Soon he was making a profit, especially on holidays and weekends. Henry decided to clear some of the land he purchased from Swisher and added some picnic tables. In no time picnic parties began to take place during the day while hot dog and corn roasts became popular in the evenings.

“The wagon became too small for his business, so he constructed a small store with a porch on three sides and increased the variety of foods sold,” added Charles Glidewell.

Since Henry’s property was near the dam, it became very popular in winter for skating and summer months brought many for swimming. At first, he called the place “Glidewell’s Grove”. But in the August 7th issue of the Hughesville Mail, Henry declared his place to be a public site named “Shady Nook Park.”

As popularity increased as a picnic ground for many occasions, a shelter was needed in case of stormy weather so in the spring of 1922, Henry erected a pavilion on the north side of his refreshment stand with a kitchen added to service the public. “This pavilion was 30×60 feet and was enclosed by doors which could be fastened to the rafters when it was open,” declared Charles.

Henry also installed an electric piano which became very popular for dancing.

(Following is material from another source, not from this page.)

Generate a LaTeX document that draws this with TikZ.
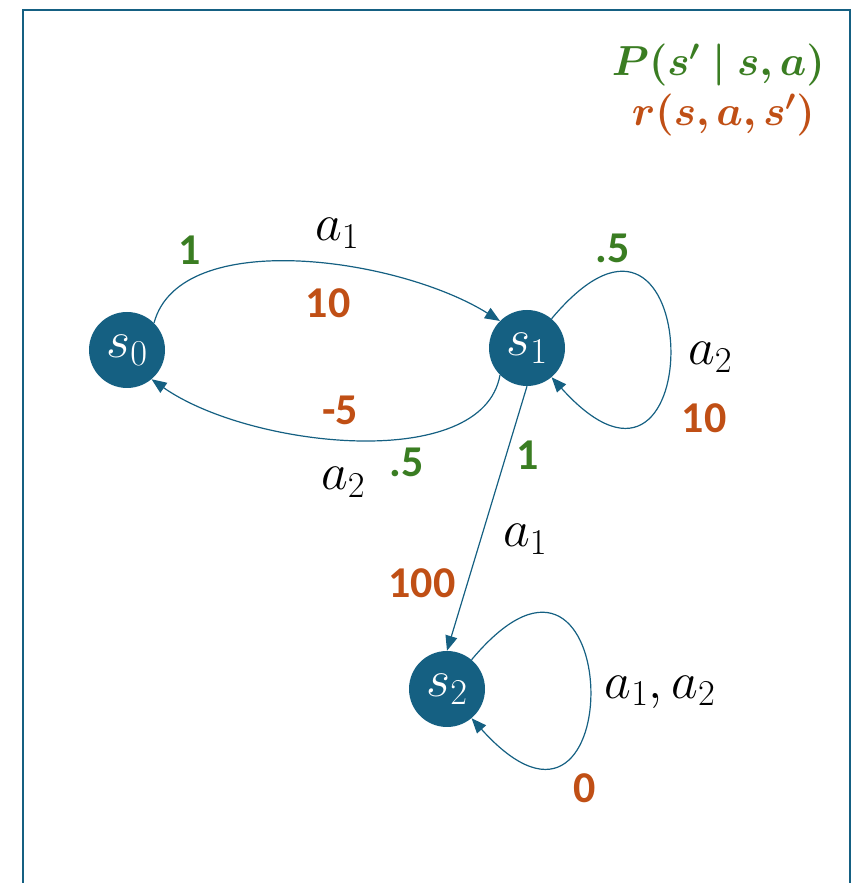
\documentclass[tikz,border=0pt]{standalone}
\usepackage{fix-cm}
\usepackage{amsmath,bm}
\usepackage{fontspec}
\setmainfont{Carlito}
\usetikzlibrary{arrows.meta}
\definecolor{cState}{RGB}{21,96,130}
\definecolor{cProb}{RGB}{58,125,34}
\definecolor{cRew}{RGB}{192,79,21}
\tikzset{
  state/.style ={circle,fill=cState,text=white,minimum size=76pt,inner sep=0pt,
                 font=\fontsize{52}{60}\selectfont},
  tr/.style    ={-{Triangle[length=15pt,width=12pt]},draw=cState,line width=1.2pt},
  frame/.style ={draw=cState,line width=2.4pt},
  prob/.style  ={text=cProb,font=\fontsize{44}{52}\selectfont\bfseries,inner sep=1pt},
  rew/.style   ={text=cRew,font=\fontsize{44}{52}\selectfont\bfseries,inner sep=1pt},
  act/.style   ={font=\fontsize{52}{60}\selectfont,inner sep=1pt},
  key/.style   ={font=\fontsize{42}{48}\selectfont,inner sep=0pt,anchor=east},
}

\begin{document}
\begin{tikzpicture}[x=1pt,y=1pt]
\useasboundingbox (0,0) rectangle (856,883);
\draw[frame] (23,-5) |- (850,873) -- (850,-5);

\node[state] (s0) at (127,533) {$s_0$};
\node[state] (s1) at (527,535) {$s_1$};
\node[state] (s2) at (447,194) {$s_2$};

% transitions
\draw[tr] (s0.45) .. controls +(75:100) and +(148:120) .. (s1.135);
\draw[tr] (s1.225) .. controls +(260:100) and +(-35:120) .. (s0.-50);
\draw[tr] (s1.south) -- (s2.north);
\draw[tr] (s1.50) .. controls +(50:240) and +(-48:240) .. (s1.-50);
\draw[tr] (s2.50) .. controls +(50:240) and +(-48:240) .. (s2.-50);

% labels
\node[prob] (p01) at (190,633) {1};
\node[act]  (a01) at (337,650) {$a_1$};
\node[rew]  (r01) at (328,580) {10};
\node[rew]  (r10) at (340,473) {-5};
\node[prob] (p10) at (407,421) {.5};
\node[act]  (a10) at (343,401) {$a_2$};
\node[prob] (p11) at (613,635) {.5};
\node[act]  (a11) at (710,526) {$a_2$};
\node[rew]  (r11) at (704,465) {10};
\node[prob] (p12) at (528,428) {1};
\node[act]  (a12) at (525,344) {$a_1$};
\node[rew]  (r12) at (422,300) {100};
\node[act]  (a22) at (660,191) {$a_1, a_2$};
\node[rew]  (r22) at (585,95) {0};

% legend
\node[key,text=cProb] (lP) at (825,818) {$\boldsymbol{P(s'\mid s,a)}$};
\node[key,text=cRew]  (lr) at (815,768) {$\boldsymbol{r(s,a,s')}$};
\end{tikzpicture}
\end{document}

The first public dance held inside the pavilion was on Thursday evening, June 1, 1922. “Those dances became very popular with both watchers and dancers. People would sit in their cars and watch the dancing and listen to music.”

As the demand for the park increased, Henry decided to build two cabins for tourists. One was a double and built on the “old approach to the Lyons Bridge.” The other cabin was a single located on the north side of the park. Neither of the cabins had running water, so guests had to use facilities that were a distance of at least 200 yards. However, in spite of the lack of these conveniences, the cabins were rented frequently during the summer months.

Charles told of a time when the famous athlete, Jim Thorpe, came to stay in one of the cabins on two different occasions during the late thirties. “His mission in this area was to look for a suitable site for a boys camp.” Thorpe was employed at the time by the federal government. While Thorpe was in the area, he became friends with Clayton Houseknecht and the two acquaintances would go coon hunting together. “Jim attempted to buy two pups from Clayton because they looked as if they would make good coon dogs, but Clayton refused to sell them as he wanted them himself,” said Charles.

Shady Nook Park continued to flourish until the death of Henry Glidewell on August 3, 1942.

Shortly after that, the park went up for auction, and after the flood of 1972, the dam was also gone. Since then Charles H. Yeagle purchased the property and made many changes so he could open it up as a beer garden.

Passing by the Angus Inn, one could only imagine the pavilion in its place and remember a time when family picnics and gatherings were simplified in the good ‘ol days of summer fun.